Stakeholders in Nigeria’s agricultural sector have called for an urgent, clear, rules-based, and market-friendly framework to stabilise farm prices and protect farmer incomes. 

The Centre for the Promotion of Private Enterprise (CPPE) made the call amid concerns that import-driven price fluctuations are threatening rural livelihoods and discouraging investment in agriculture. 

This challenge was highlighted in a policy brief titled “Imperative of Farm Price Stabilisation and Farmer Income Protection Framework for Nigeria”, advocating for minimum guaranteed prices for priority crops.

Dr Muda Yusuf, CPPE Chief Executive Officer, stressed that while recent import-focused strategies have lowered food costs for consumers, they have caused significant losses for farmers and investors, particularly in staples such as maize, rice, sorghum, and soybeans.

According to Yusuf, a well-structured stabilisation framework would prevent market-induced price crashes, reduce harvest-time distress sales, and provide farmers with reliable income streams.

“Price collapses destroy incentives to farm, reduce production over time, and worsen rural poverty,” he said.

The CPPE brief outlines that stabilisation must be rules-based, targeted, market-friendly, and digitally enabled for transparency. 

Minimum Guaranteed Prices (MGP) would act as a stabilising backstop, allowing government intervention only when market prices fall below support levels.

Yusuf warned that MGP’s success depends on investments in storage, logistics, and commodity trading systems.
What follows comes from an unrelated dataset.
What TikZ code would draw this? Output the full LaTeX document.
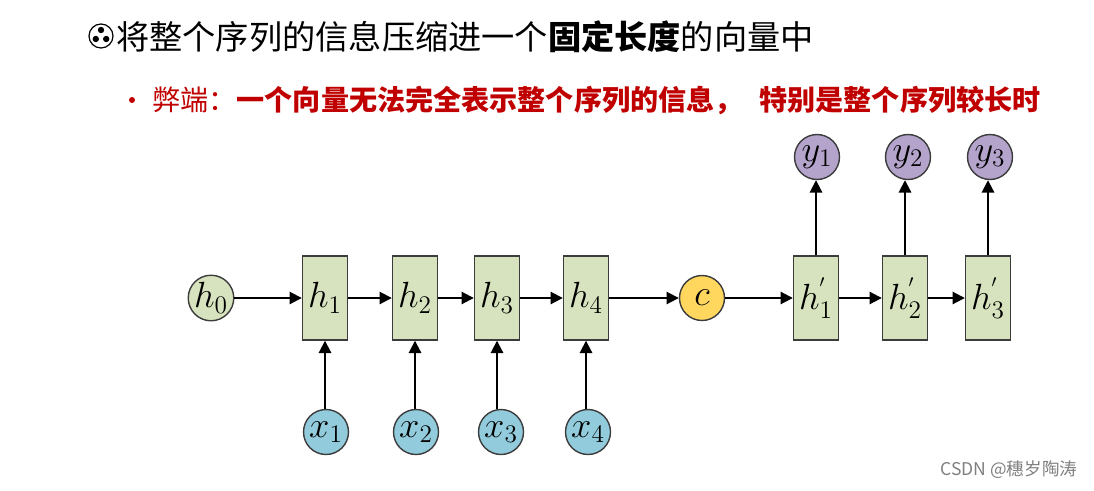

Public–Private Partnerships (PPPs) and targeted incentives such as tax relief, concessionary finance, and viability gap support are crucial to making the programme sustainable.

“Stabilising farmer incomes is central to Nigeria’s agricultural transformation,” Yusuf said. 

“A stable market strengthens food security, reduces inflationary pressures, expands rural employment, and improves Nigeria’s national economic resilience.”

The CPPE further urged government, commodity exchanges, development finance institutions, and private investors to collaborate and establish the framework. 

This approach, experts say, will encourage private sector participation, safeguard investments, and create opportunities for youth employment and sustainable farming practices.